→ OBJECTIVE
Search the data below for "Convert"; list each line that holds it.
--- RECORDS FOR PROCESSING ---
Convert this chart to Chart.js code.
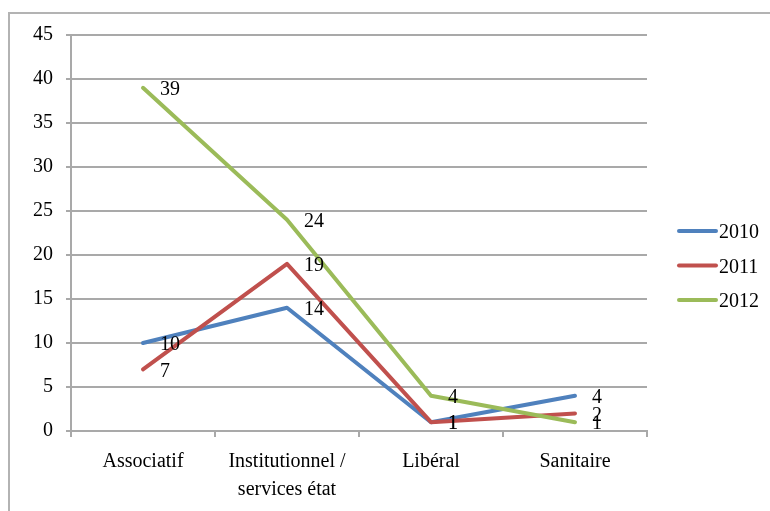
<!DOCTYPE html>
<html>
<head>
<meta charset="utf-8">
<script src="https://cdn.jsdelivr.net/npm/chart.js@4/dist/chart.umd.min.js"></script>
<style>
  html, body { margin: 0; padding: 0; background: #fff; overflow: hidden; }
  .chart-box { position: relative; width: 770px; height: 511px; }
</style>
</head>
<body>
<div class="chart-box">
  <canvas id="chart"></canvas>
</div>
<script>
// data
const categories = ['Associatif', ['Institutionnel /', 'services état'], 'Libéral', 'Sanitaire'];
const seriesNames = ['2010', '2011', '2012'];
const values2010 = [10, 14, 1, 4];
const values2011 = [7, 19, 1, 2];
const values2012 = [39, 24, 4, 1];
const yTicks = { min: 0, max: 45, step: 5 };

const colors = ['#4f81bd', '#c0504d', '#9bbb59'];
const FONT = "'Liberation Serif', 'Times New Roman', serif";
const gridGray = '#a9a9a9';

// outer frame, like the Excel chart border
const framePlugin = {
  id: 'frame',
  beforeDraw(chart) {
    const ctx = chart.ctx;
    ctx.save();
    ctx.strokeStyle = '#b3b3b3';
    ctx.lineWidth = 2;
    ctx.strokeRect(9, 13, chart.width + 20, chart.height + 20);
    ctx.restore();
  }
};

// value labels to the right of each point
const valueLabels = {
  id: 'valueLabels',
  afterDatasetsDraw(chart) {
    const ctx = chart.ctx;
    ctx.save();
    ctx.font = '20px ' + FONT;
    ctx.fillStyle = '#000';
    ctx.textAlign = 'left';
    ctx.textBaseline = 'middle';
    chart.data.datasets.forEach((ds, i) => {
      chart.getDatasetMeta(i).data.forEach((pt, j) => {
        ctx.fillText(String(ds.data[j]), pt.x + 17, pt.y + 2);
      });
    });
    ctx.restore();
  }
};

// legend on the right, drawn by hand
const sideLegend = {
  id: 'sideLegend',
  afterDraw(chart) {
    const ctx = chart.ctx;
    ctx.save();
    ctx.font = '20px ' + FONT;
    ctx.textAlign = 'left';
    ctx.textBaseline = 'middle';
    chart.data.datasets.forEach((ds, i) => {
      const y = 231 + i * 34.5;
      ctx.strokeStyle = ds.borderColor;
      ctx.lineWidth = 4;
      ctx.lineCap = 'round';
      ctx.beginPath();
      ctx.moveTo(679, y);
      ctx.lineTo(716, y);
      ctx.stroke();
      ctx.fillStyle = '#000';
      ctx.fillText(ds.label, 719, y + 2);
    });
    ctx.restore();
  }
};

const seriesValues = [values2010, values2011, values2012];

new Chart(document.getElementById('chart'), {
  type: 'line',
  data: {
    labels: categories,
    datasets: seriesNames.map((name, i) => ({
      label: name,
      data: seriesValues[i],
      borderColor: colors[i],
      backgroundColor: colors[i],
      borderWidth: 4,
      borderCapStyle: 'round',
      borderJoinStyle: 'round',
      pointRadius: 0,
      tension: 0,
      order: 3 - i,
    })),
  },
  options: {
    responsive: true,
    maintainAspectRatio: false,
    animation: false,
    layout: { padding: { left: 9, top: 35, right: 123, bottom: 0 } },
    plugins: {
      legend: { display: false },
      tooltip: { enabled: false },
    },
    scales: {
      x: {
        offset: true,
        grid: {
          offset: true,
          drawOnChartArea: false,
          color: gridGray,
          tickColor: gridGray,
          tickLength: 6,
          lineWidth: 2,
        },
        border: { color: gridGray, width: 2 },
        ticks: {
          color: '#000',
          padding: 11,
          maxRotation: 0,
          autoSkip: false,
          font: { family: FONT, size: 20, lineHeight: 1.4 },
        },
        afterFit(scale) { scale.height = 80; },
      },
      y: {
        min: yTicks.min,
        max: yTicks.max,
        ticks: {
          stepSize: yTicks.step,
          color: '#000',
          padding: 13,
          font: { family: FONT, size: 20 },
        },
        grid: {
          color: gridGray,
          tickColor: gridGray,
          tickLength: 5,
          lineWidth: 2,
        },
        border: { color: gridGray, width: 2 },
        afterFit(scale) { scale.width = 62; },
      },
    },
  },
  plugins: [framePlugin, valueLabels, sideLegend],
});
</script>
</body>
</html>
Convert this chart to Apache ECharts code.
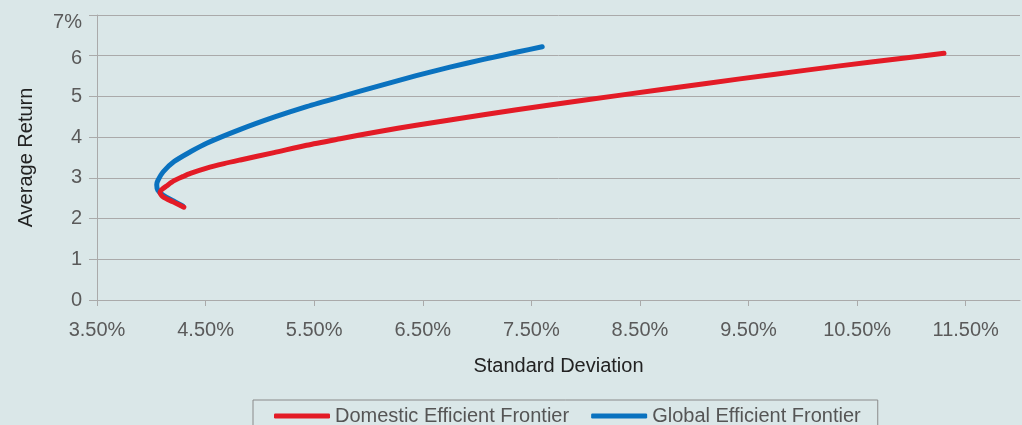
<!DOCTYPE html>
<html>
<head>
<meta charset="utf-8">
<title>Efficient Frontiers</title>
<script src="https://cdn.jsdelivr.net/npm/echarts@6/dist/echarts.min.js"></script>
<style>
  html, body { margin: 0; padding: 0; background: #dae7e8; }
  #chart { width: 1022px; height: 425px; }
</style>
</head>
<body>
<div id="chart"></div>
<script>
// Standard deviation (%) and average return (%) along each frontier
const domesticRisk   = [4.30, 4.20, 4.11, 4.08, 4.10, 4.14, 4.21, 4.29, 4.36, 4.51, 4.67, 4.82, 5.13, 5.43, 5.74, 6.10, 6.44, 7.06, 7.67, 8.29, 9.11, 9.73, 10.34, 10.96, 11.30];
const domesticReturn = [2.28, 2.41, 2.53, 2.64, 2.72, 2.80, 2.93, 3.03, 3.11, 3.24, 3.35, 3.44, 3.62, 3.80, 3.96, 4.14, 4.29, 4.55, 4.79, 5.02, 5.32, 5.54, 5.75, 5.95, 6.06];

const globalRisk   = [4.29, 4.20, 4.11, 4.06, 4.05, 4.06, 4.11, 4.21, 4.36, 4.51, 4.82, 5.13, 5.43, 5.74, 6.14, 6.44, 6.75, 7.06, 7.37, 7.60];
const globalReturn = [2.31, 2.44, 2.57, 2.70, 2.83, 2.93, 3.15, 3.40, 3.64, 3.85, 4.19, 4.49, 4.75, 4.99, 5.29, 5.51, 5.72, 5.91, 6.09, 6.22];

const seriesNames = ['Domestic Efficient Frontier', 'Global Efficient Frontier'];
const xAxisTitle = 'Standard Deviation';
const yAxisTitle = 'Average Return';

const pairs = (xs, ys) => xs.map((x, i) => [x, ys[i]]);

const FONT = "'Liberation Sans', Arial, sans-serif";
const GRID_GRAY = '#aaaaaa';
const TICK_TEXT = '#5a5a5a';

const chart = echarts.init(document.getElementById('chart'), null, { renderer: 'canvas' });

chart.setOption({
  backgroundColor: '#dae7e8',
  animation: false,
  textStyle: { fontFamily: FONT },
  grid: { left: 97, right: 2, top: 15, bottom: 125, containLabel: false },
  xAxis: {
    type: 'value',
    min: 3.5,
    max: 12,
    interval: 1,
    name: xAxisTitle,
    nameLocation: 'middle',
    nameGap: 56,
    nameTextStyle: { fontSize: 20, color: '#222', fontFamily: FONT },
    axisLine: { show: true, lineStyle: { color: GRID_GRAY, width: 1 } },
    axisTick: { show: true, length: 6, lineStyle: { color: GRID_GRAY } },
    splitLine: { show: false },
    axisLabel: {
      fontSize: 20,
      color: TICK_TEXT,
      margin: 20,
      showMaxLabel: false,
      formatter: v => v.toFixed(2) + '%'
    }
  },
  yAxis: {
    type: 'value',
    min: 0,
    max: 7,
    interval: 1,
    name: yAxisTitle,
    nameLocation: 'middle',
    nameGap: 61,
    nameTextStyle: { fontSize: 20, color: '#222', fontFamily: FONT },
    axisLine: { show: true, lineStyle: { color: GRID_GRAY, width: 1 } },
    axisTick: { show: true, length: 8, lineStyle: { color: GRID_GRAY } },
    splitLine: { show: true, lineStyle: { color: GRID_GRAY, width: 1 } },
    axisLabel: {
      fontSize: 20,
      color: TICK_TEXT,
      margin: 15,
      formatter: v => (v === 7 ? '{top|7%}' : v === 6 ? '{six|6}' : String(v)),
      rich: {
        top: { fontSize: 20, color: TICK_TEXT, fontFamily: FONT, padding: [14, 0, 0, 0] },
        six: { fontSize: 20, color: TICK_TEXT, fontFamily: FONT, padding: [6, 0, 0, 0] }
      }
    }
  },
  legend: {
    data: seriesNames,
    left: 253,
    top: 400,
    padding: [5, 17, 12, 21],
    itemGap: 22,
    itemWidth: 56,
    itemHeight: 5,
    icon: 'roundRect',
    borderColor: '#8a8a8a',
    borderWidth: 1,
    textStyle: { fontSize: 20, color: '#555', fontFamily: FONT, lineHeight: 22 }
  },
  series: [
    {
      name: seriesNames[1],
      type: 'line',
      data: pairs(globalRisk, globalReturn),
      smooth: 0.25,
      showSymbol: false,
      symbol: 'none',
      color: '#0a72bf',
      lineStyle: { width: 5, color: '#0a72bf', cap: 'round', join: 'round' },
      z: 2
    },
    {
      name: seriesNames[0],
      type: 'line',
      data: pairs(domesticRisk, domesticReturn),
      smooth: 0.25,
      showSymbol: false,
      symbol: 'none',
      color: '#e31b26',
      lineStyle: { width: 5, color: '#e31b26', cap: 'round', join: 'round' },
      z: 3
    }
  ]
});
</script>
</body>
</html>
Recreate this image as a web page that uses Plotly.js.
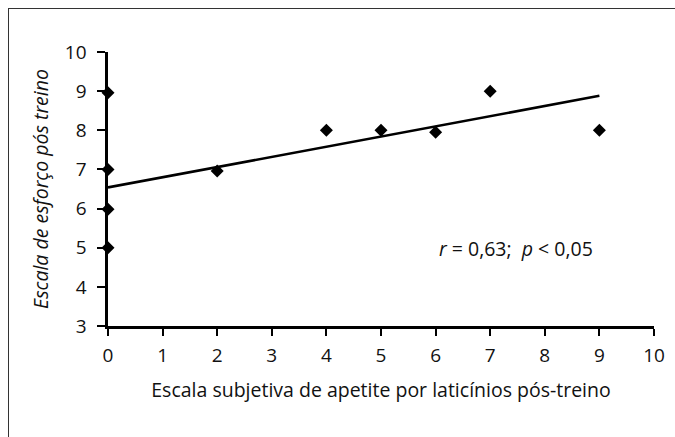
---
→ THE RESPONSE
Convert this chart to Chart.js code.
Convert this chart to Apache ECharts code.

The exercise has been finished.